You might also remember the letters I wrote to Bath and Body Works about the case in Connecticut whereby a Wiccan was called a “devil-worshipper” and fired by her new supervisor. I wrote hard copy letters to the head offices of the parent company, Limited Brands, Inc., and the CEO/founder of the company by name, and I also published the letter, unlocked, in this journal. I really didn’t expect a response–but I got one (proving the power of snail-mail, cc’s, and posting copies to your blog, *heh*). Angie Grant from Customer Relations sent a polite, non-committal letter saying in part, “Thank you for your concern. We can assure you that Limited Brands has a strict policy regarding discrimination. We are an equal opportunity employer and do not discriminate against race, color, religion, gender, gender identity, national origin, citizenship, age, disability, sexual orientation or marital status. We are unable to comment on pending litigation.”

I wonder if she has all that in a template in her word processor or if she cut-and-pasted it? Ah, well. That all sounds just peachy (and they wouldn’t put it in writing unless they thought they meant it). But I notice that Limited Brands is one of the “ten worst companies” recently listed by Air America as places where you might not want to shop if you care about ethical business practices. Good thing I’m not into any of that girly frou-frou stuff, anyway! Now if L.L. Bean is caught pulling any crappy stunts like this, I’ll be devastated!

Thanksgiving with dad and his friend Ty went just fine, although it was kind of like cooking dinner for a couple of bachelors. When I got to the house, my dad was on the computer and Ty was watching TV, and when I said I didn’t need immediate help with anything, they resumed those activities. It was about an hour before I got to have an actual conversation with anybody! I also went and found a tablecloth and set the table with candles and so on. I swear, if I hadn’t, the boys would have been perfectly happy to eat off placemats on the bare table pad. But dinner came out really well and seemed to be enjoyed by all. Ty contributed some wine he’d brought from Chile which was just wonderful–the lightest, most delicate cabernet sauvignon I’ve ever tasted.

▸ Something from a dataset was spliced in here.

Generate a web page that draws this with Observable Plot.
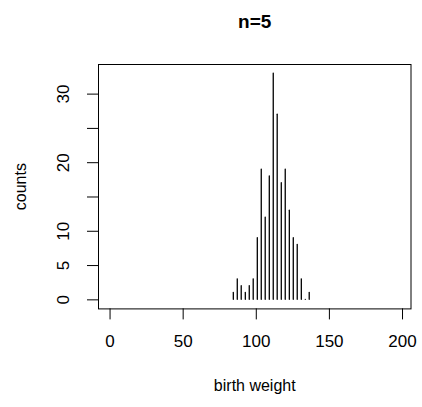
<!DOCTYPE html>
<html><head><meta charset="utf-8">
<script src="https://cdn.jsdelivr.net/npm/d3@7"></script>
<script src="https://cdn.jsdelivr.net/npm/@observablehq/plot@0.6"></script>
<style>body{margin:0;background:#fff;} svg{display:block;}</style>
</head><body><div id="chart"></div>
<script>
const birthWeight = [84.3, 87.0, 89.7, 92.5, 95.2, 97.9, 100.7, 103.4, 106.1, 108.9, 111.6, 114.3, 117.1, 119.8, 122.6, 125.3, 128.0, 130.8, 133.5, 136.2];
const counts = [1, 3, 2, 1, 2, 3, 9, 19, 12, 18, 33, 27, 17, 19, 13, 9, 8, 3, 0, 1];
const xTicks = [0, 50, 100, 150, 200];
const yTicks = [0, 5, 10, 15, 20, 25, 30];
const yTickLabels = ["0", "5", "10", "", "20", "", "30"];
const title = "n=5";
const xLabel = "birth weight";
const yLabel = "counts";

const data = birthWeight.map((w, i) => ({w, n: counts[i]}));
const yLab = yTicks.map((v, i) => ({v, t: yTickLabels[i]}));
const font = "'Liberation Sans', Arial, Helvetica, sans-serif";

const chart = Plot.plot({
  width: 422, height: 407,
  marginLeft: 98, marginRight: 11.5, marginTop: 64, marginBottom: 98.6,
  style: {fontFamily: font, fontSize: "16px", background: "white", color: "black"},
  x: {domain: [-7.9, 205.8], axis: null},
  y: {domain: [-1.32, 34.32], axis: null},
  marks: [
    Plot.frame({stroke: "black", strokeWidth: 1}),
    Plot.ruleX(data, {x: "w", y1: 0, y2: "n", stroke: "black", strokeWidth: 1.3, strokeLinecap: "round"}),
    Plot.axisX({ticks: xTicks, tickSize: 11, tickPadding: 15, fontSize: 17, label: null, stroke: "black"}),
    Plot.axisY({ticks: yTicks, tickFormat: () => "", tickSize: 11, label: null, stroke: "black"}),
    Plot.text(yLab, {y: "v", text: "t", frameAnchor: "left", dx: -35, rotate: -90, fontSize: 17,
      textAnchor: "middle", lineAnchor: "middle"}),
    Plot.text([title], {frameAnchor: "top", dy: -43, fontWeight: "bold", fontSize: 19, lineAnchor: "middle"}),
    Plot.text([xLabel], {frameAnchor: "bottom", dy: 77, fontSize: 16, lineAnchor: "middle"}),
    Plot.text([yLabel], {frameAnchor: "left", dx: -78, rotate: -90, fontSize: 16,
      textAnchor: "middle", lineAnchor: "middle"})
  ]
});
document.getElementById("chart").appendChild(chart);
</script>
</body></html>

I had brought up the screen and projector because I wanted to try an experiment after dinner: watching a movie on streaming video, via Amazon Video on Demand, on my netbook over dad’s wireless network, projected onto the screen with the projector (whew. Yes, I’m a hopeless geek! Your point??). I also brought the external computer speakers that I bought for the room party at Anticipation, and which work so well, people complained that the party music was too loud. I knew this was a lot fussier than just renting a DVD, but I wanted to try it out. My dad was a little baffled as to why we were going through all this, and it took us a while to decide on a film, as our first choices weren’t available to rent yet. But we finally watched Outlander.

My experiment was semi-successful: the movie didn’t stream smoothly although the sound was fine. I’m not sure what caused the drag, but I suspect it was the projector. It’s really not up to the level of a home entertainment center projector, it’s meant for presentations and so on (and that’s what I bought it for). But it worked without a hitch otherwise–no problems interfacing with the netbook, brilliant picture, sharp focus, and so on. It was a good long test for the projector, which I haven’t yet tried out for a presentation or event.

As for the movie…we liked it enough that I don’t feel that I wasted my $3.99 to rent it. Outlander is about what you’d get if you ran Beowulf (the movie), Alien and Dragonslayer through a blender. Set in the 8th century, it has some cringe-worthy anachronisms, but it also has a good cast, strong character focus, and John Hurt who I will forgive for anything, even taking his clothes off in Scandal. It also has the most gut-wrenching solution to the perennial time-travel problem of, “but how can he understand the language?” that I’ve ever seen in a film! But it wasn’t a bad ending to the day. 🙂

That’s follow-up, new stuff in another post!